Heritage Frederick proudly offers annual lectures, free of charge to the public, featuring diverse topics, historical figures, and experiences from the significant history of Frederick County and the surrounding region. In 2024, we are excited to announce the following Parsons Newman Lecture Series presentations:
Joshua Johnson and his Baltimore Patrons
with Mark B. Letzer
Thursday, February 29, 2024 • Lecture begins at 6:00 pm, doors open at 5:30 pm
Joshua Johnson or Johnston was one of the most important portrait painters in the early Republic. One of America’s first African American artists, he broke barriers by painting portraits of the rising merchant class in Baltimore. In this talk Mark Letzer will explore Johnson’s Baltimore and his patrons. As a formerly enslaved Black man in a slave society, Johnson, manumitted at the age of nineteen, carefully navigated a complex environment maintaining his free status while painting subjects that simultaneously held enslaved people in their households.
Mark Letzer is the former President and CEO of the Maryland Center for History and Culture. He was associated with the organization for twenty-eight years, serving as President for seven. Letzer co-edited The Diary of William Faris: The Daily life of an Annapolis Silversmith in 2003. In 2006 he curated the exhibition A Gardener’s Tale: The Eighteenth-century world of Annapolis Silversmith William Faris at the Maryland Historical Society. Letzer authored From Slave to “Self-Taught Genius” in the catalog Joshua Johnson: Portraitist of Early American Baltimore published in 2021 by the Washington County Museum of Fine Arts in Hagerstown. Letzer has lectured widely throughout Maryland and the mid-Atlantic on silver and decorative and fine arts.

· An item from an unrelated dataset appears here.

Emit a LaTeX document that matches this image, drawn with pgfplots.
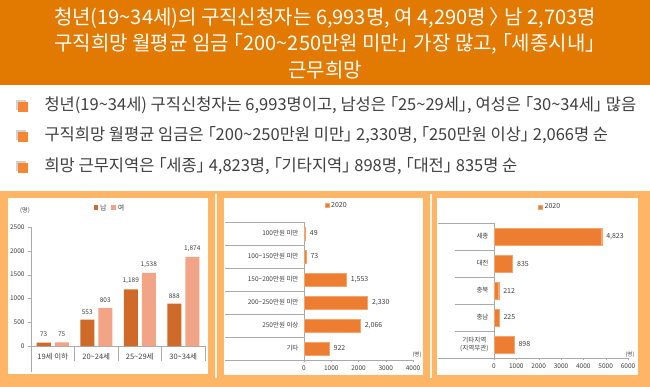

About the Parsons Newman Lecture Series
Founded by Mr. and Mrs. John D. Hendrickson II for grants to Heritage Frederick to host historical lectures in Mr. Newman’s name.
Born in the City of Frederick on January 10, 1897, Parsons Newman was the son of John Shaw Newman and Amy Rebecca Parsons. After graduating from Boys High School in Frederick on 1914, Mr. Newman attended University of Virginia, where he earned both undergraduate and law degrees. In between his degrees, he served in World War I. After earning his law degree, Mr. Newman returned to Frederick, where he practiced law for more than 50 years, concentrating in real estate property, trust and estate matters, and financial and general corporation work. He was chair of one of the Frederick County Draft Boards and a member of the Maryland State Board of Bar Examiners, evaluating applicants for admission to the bar. He served as President of the Frederick County Bar Association and as a member of the Maryland and American Bar Associations. In 1922, he ran for and was elected to the Maryland House of Delegates for a four-year term.
In addition to a successful legal profession, Mr. Newman married Margaret Frances Besant, his wife of 37 years. He was active in the Frederick County community as president of the Frederick Kiwanis Club, the Historical Society of Frederick County, and the Community Chest, now known as United Way. He was a trustee of St. James School, Hood College, Home for the Aged (Record Street Home), and the C. Burr Artz Library. Moreover, Mr. Newman was an involved lifelong member of All Saints Episcopal Church. Among his personal passions, Mr. Newman enjoyed attending the Great Frederick Fair, cheering for the New York Yankees, collecting stamps, and studying history. He passed away on September 10, 1984 at the age of 87. To honor his memory and to remember his life, friends Mr. and Mrs. John D. Hendrickson II turned to the Community Foundation to establish The Parsons Newman Memorial Fund to provide funds to Heritage Frederick (formerly known as Historical Society of Frederick County) for a series of lectures known as the P. Newman Lecture Series.